§ **TASK**:
Return each line of the data below verbatim; pictures are to be left out.

▽

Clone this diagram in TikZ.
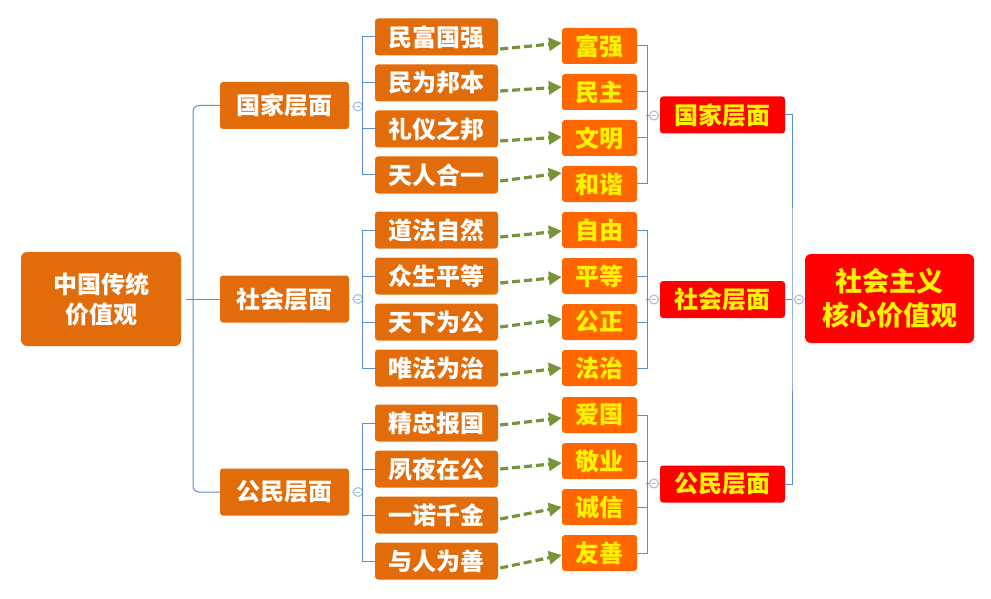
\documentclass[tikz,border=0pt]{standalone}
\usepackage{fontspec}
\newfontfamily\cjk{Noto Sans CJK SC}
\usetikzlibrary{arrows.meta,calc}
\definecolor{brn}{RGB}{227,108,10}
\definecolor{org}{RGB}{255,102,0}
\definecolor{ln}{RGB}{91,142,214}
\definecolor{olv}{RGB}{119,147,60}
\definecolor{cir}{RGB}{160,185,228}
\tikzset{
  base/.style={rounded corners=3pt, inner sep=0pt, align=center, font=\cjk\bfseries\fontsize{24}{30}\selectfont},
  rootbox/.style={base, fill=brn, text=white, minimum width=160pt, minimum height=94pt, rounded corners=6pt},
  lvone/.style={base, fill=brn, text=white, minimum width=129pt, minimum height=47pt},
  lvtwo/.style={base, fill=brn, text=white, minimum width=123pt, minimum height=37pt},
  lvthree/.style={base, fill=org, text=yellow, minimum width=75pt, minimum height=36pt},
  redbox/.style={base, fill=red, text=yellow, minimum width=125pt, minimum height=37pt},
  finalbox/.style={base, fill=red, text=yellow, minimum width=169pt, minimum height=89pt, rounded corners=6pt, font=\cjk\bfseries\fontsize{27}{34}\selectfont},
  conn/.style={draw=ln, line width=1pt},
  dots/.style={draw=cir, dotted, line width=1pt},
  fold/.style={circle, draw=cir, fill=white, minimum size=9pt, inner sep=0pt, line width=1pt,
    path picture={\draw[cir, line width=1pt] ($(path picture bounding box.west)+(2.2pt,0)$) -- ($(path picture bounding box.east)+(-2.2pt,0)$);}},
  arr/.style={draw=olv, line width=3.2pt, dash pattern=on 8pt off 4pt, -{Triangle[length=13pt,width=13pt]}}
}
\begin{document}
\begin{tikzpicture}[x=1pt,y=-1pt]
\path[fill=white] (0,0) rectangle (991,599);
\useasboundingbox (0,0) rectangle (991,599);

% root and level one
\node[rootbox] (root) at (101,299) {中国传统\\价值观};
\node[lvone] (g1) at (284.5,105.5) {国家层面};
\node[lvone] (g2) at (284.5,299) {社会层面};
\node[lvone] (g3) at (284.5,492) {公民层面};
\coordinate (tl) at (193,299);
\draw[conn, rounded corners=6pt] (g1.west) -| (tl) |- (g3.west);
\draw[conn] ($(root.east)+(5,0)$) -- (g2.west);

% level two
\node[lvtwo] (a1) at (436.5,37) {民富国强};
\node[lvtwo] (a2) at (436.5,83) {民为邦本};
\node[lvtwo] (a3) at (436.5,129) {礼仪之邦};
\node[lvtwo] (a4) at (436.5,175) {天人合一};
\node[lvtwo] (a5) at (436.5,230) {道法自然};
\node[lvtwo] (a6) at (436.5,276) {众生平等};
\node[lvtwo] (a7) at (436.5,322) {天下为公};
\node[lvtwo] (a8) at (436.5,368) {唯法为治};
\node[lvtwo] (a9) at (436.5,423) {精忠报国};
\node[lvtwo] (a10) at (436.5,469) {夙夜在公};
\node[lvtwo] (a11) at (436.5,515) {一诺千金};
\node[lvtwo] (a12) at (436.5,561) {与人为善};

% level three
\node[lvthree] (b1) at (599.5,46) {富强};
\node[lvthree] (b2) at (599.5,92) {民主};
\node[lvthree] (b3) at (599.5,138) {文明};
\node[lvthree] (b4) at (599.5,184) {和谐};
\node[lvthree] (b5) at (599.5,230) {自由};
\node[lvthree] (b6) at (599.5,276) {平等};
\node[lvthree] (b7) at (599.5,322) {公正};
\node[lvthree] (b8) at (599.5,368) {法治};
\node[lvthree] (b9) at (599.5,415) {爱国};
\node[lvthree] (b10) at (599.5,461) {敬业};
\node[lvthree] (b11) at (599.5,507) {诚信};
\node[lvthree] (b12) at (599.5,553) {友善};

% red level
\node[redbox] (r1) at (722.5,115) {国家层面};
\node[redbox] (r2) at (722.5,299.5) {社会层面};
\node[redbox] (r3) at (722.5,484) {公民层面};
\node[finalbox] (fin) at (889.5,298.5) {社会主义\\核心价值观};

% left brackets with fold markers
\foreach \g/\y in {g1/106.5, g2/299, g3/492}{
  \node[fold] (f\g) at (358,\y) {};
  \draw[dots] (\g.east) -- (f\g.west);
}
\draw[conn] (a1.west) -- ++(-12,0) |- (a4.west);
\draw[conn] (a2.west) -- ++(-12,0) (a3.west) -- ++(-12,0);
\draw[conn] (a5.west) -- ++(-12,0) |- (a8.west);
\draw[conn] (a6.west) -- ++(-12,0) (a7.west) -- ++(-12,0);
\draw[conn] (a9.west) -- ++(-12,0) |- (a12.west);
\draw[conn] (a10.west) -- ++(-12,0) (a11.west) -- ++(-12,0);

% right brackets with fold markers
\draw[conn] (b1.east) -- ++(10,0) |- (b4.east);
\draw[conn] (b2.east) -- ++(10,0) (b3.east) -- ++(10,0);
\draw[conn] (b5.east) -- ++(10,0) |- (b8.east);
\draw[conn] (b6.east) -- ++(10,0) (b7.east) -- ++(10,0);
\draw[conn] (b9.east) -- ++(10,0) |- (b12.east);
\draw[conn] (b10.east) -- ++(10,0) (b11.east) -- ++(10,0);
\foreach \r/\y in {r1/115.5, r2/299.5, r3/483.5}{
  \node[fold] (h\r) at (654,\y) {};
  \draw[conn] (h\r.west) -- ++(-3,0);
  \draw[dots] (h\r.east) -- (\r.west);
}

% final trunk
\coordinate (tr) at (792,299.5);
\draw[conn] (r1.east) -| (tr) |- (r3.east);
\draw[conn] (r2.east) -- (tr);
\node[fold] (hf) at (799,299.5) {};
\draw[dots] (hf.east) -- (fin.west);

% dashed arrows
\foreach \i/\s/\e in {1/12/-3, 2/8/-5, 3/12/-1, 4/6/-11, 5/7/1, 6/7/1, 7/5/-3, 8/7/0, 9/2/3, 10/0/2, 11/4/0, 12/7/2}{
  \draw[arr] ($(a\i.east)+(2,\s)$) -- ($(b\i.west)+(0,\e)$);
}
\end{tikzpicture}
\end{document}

△

§ **OUTPUT OF THE EXERCISE**:
Clone this diagram in TikZ.
\documentclass[tikz,border=0pt]{standalone}
\usepackage{fontspec}
\newfontfamily\cjk{Noto Sans CJK SC}
\usetikzlibrary{arrows.meta,calc}
\definecolor{brn}{RGB}{227,108,10}
\definecolor{org}{RGB}{255,102,0}
\definecolor{ln}{RGB}{91,142,214}
\definecolor{olv}{RGB}{119,147,60}
\definecolor{cir}{RGB}{160,185,228}
\tikzset{
  base/.style={rounded corners=3pt, inner sep=0pt, align=center, font=\cjk\bfseries\fontsize{24}{30}\selectfont},
  rootbox/.style={base, fill=brn, text=white, minimum width=160pt, minimum height=94pt, rounded corners=6pt},
  lvone/.style={base, fill=brn, text=white, minimum width=129pt, minimum height=47pt},
  lvtwo/.style={base, fill=brn, text=white, minimum width=123pt, minimum height=37pt},
  lvthree/.style={base, fill=org, text=yellow, minimum width=75pt, minimum height=36pt},
  redbox/.style={base, fill=red, text=yellow, minimum width=125pt, minimum height=37pt},
  finalbox/.style={base, fill=red, text=yellow, minimum width=169pt, minimum height=89pt, rounded corners=6pt, font=\cjk\bfseries\fontsize{27}{34}\selectfont},
  conn/.style={draw=ln, line width=1pt},
  dots/.style={draw=cir, dotted, line width=1pt},
  fold/.style={circle, draw=cir, fill=white, minimum size=9pt, inner sep=0pt, line width=1pt,
    path picture={\draw[cir, line width=1pt] ($(path picture bounding box.west)+(2.2pt,0)$) -- ($(path picture bounding box.east)+(-2.2pt,0)$);}},
  arr/.style={draw=olv, line width=3.2pt, dash pattern=on 8pt off 4pt, -{Triangle[length=13pt,width=13pt]}}
}
\begin{document}
\begin{tikzpicture}[x=1pt,y=-1pt]
\path[fill=white] (0,0) rectangle (991,599);
\useasboundingbox (0,0) rectangle (991,599);

% root and level one
\node[rootbox] (root) at (101,299) {中国传统\\价值观};
\node[lvone] (g1) at (284.5,105.5) {国家层面};
\node[lvone] (g2) at (284.5,299) {社会层面};
\node[lvone] (g3) at (284.5,492) {公民层面};
\coordinate (tl) at (193,299);
\draw[conn, rounded corners=6pt] (g1.west) -| (tl) |- (g3.west);
\draw[conn] ($(root.east)+(5,0)$) -- (g2.west);

% level two
\node[lvtwo] (a1) at (436.5,37) {民富国强};
\node[lvtwo] (a2) at (436.5,83) {民为邦本};
\node[lvtwo] (a3) at (436.5,129) {礼仪之邦};
\node[lvtwo] (a4) at (436.5,175) {天人合一};
\node[lvtwo] (a5) at (436.5,230) {道法自然};
\node[lvtwo] (a6) at (436.5,276) {众生平等};
\node[lvtwo] (a7) at (436.5,322) {天下为公};
\node[lvtwo] (a8) at (436.5,368) {唯法为治};
\node[lvtwo] (a9) at (436.5,423) {精忠报国};
\node[lvtwo] (a10) at (436.5,469) {夙夜在公};
\node[lvtwo] (a11) at (436.5,515) {一诺千金};
\node[lvtwo] (a12) at (436.5,561) {与人为善};

% level three
\node[lvthree] (b1) at (599.5,46) {富强};
\node[lvthree] (b2) at (599.5,92) {民主};
\node[lvthree] (b3) at (599.5,138) {文明};
\node[lvthree] (b4) at (599.5,184) {和谐};
\node[lvthree] (b5) at (599.5,230) {自由};
\node[lvthree] (b6) at (599.5,276) {平等};
\node[lvthree] (b7) at (599.5,322) {公正};
\node[lvthree] (b8) at (599.5,368) {法治};
\node[lvthree] (b9) at (599.5,415) {爱国};
\node[lvthree] (b10) at (599.5,461) {敬业};
\node[lvthree] (b11) at (599.5,507) {诚信};
\node[lvthree] (b12) at (599.5,553) {友善};

% red level
\node[redbox] (r1) at (722.5,115) {国家层面};
\node[redbox] (r2) at (722.5,299.5) {社会层面};
\node[redbox] (r3) at (722.5,484) {公民层面};
\node[finalbox] (fin) at (889.5,298.5) {社会主义\\核心价值观};

% left brackets with fold markers
\foreach \g/\y in {g1/106.5, g2/299, g3/492}{
  \node[fold] (f\g) at (358,\y) {};
  \draw[dots] (\g.east) -- (f\g.west);
}
\draw[conn] (a1.west) -- ++(-12,0) |- (a4.west);
\draw[conn] (a2.west) -- ++(-12,0) (a3.west) -- ++(-12,0);
\draw[conn] (a5.west) -- ++(-12,0) |- (a8.west);
\draw[conn] (a6.west) -- ++(-12,0) (a7.west) -- ++(-12,0);
\draw[conn] (a9.west) -- ++(-12,0) |- (a12.west);
\draw[conn] (a10.west) -- ++(-12,0) (a11.west) -- ++(-12,0);

% right brackets with fold markers
\draw[conn] (b1.east) -- ++(10,0) |- (b4.east);
\draw[conn] (b2.east) -- ++(10,0) (b3.east) -- ++(10,0);
\draw[conn] (b5.east) -- ++(10,0) |- (b8.east);
\draw[conn] (b6.east) -- ++(10,0) (b7.east) -- ++(10,0);
\draw[conn] (b9.east) -- ++(10,0) |- (b12.east);
\draw[conn] (b10.east) -- ++(10,0) (b11.east) -- ++(10,0);
\foreach \r/\y in {r1/115.5, r2/299.5, r3/483.5}{
  \node[fold] (h\r) at (654,\y) {};
  \draw[conn] (h\r.west) -- ++(-3,0);
  \draw[dots] (h\r.east) -- (\r.west);
}

% final trunk
\coordinate (tr) at (792,299.5);
\draw[conn] (r1.east) -| (tr) |- (r3.east);
\draw[conn] (r2.east) -- (tr);
\node[fold] (hf) at (799,299.5) {};
\draw[dots] (hf.east) -- (fin.west);

% dashed arrows
\foreach \i/\s/\e in {1/12/-3, 2/8/-5, 3/12/-1, 4/6/-11, 5/7/1, 6/7/1, 7/5/-3, 8/7/0, 9/2/3, 10/0/2, 11/4/0, 12/7/2}{
  \draw[arr] ($(a\i.east)+(2,\s)$) -- ($(b\i.west)+(0,\e)$);
}
\end{tikzpicture}
\end{document}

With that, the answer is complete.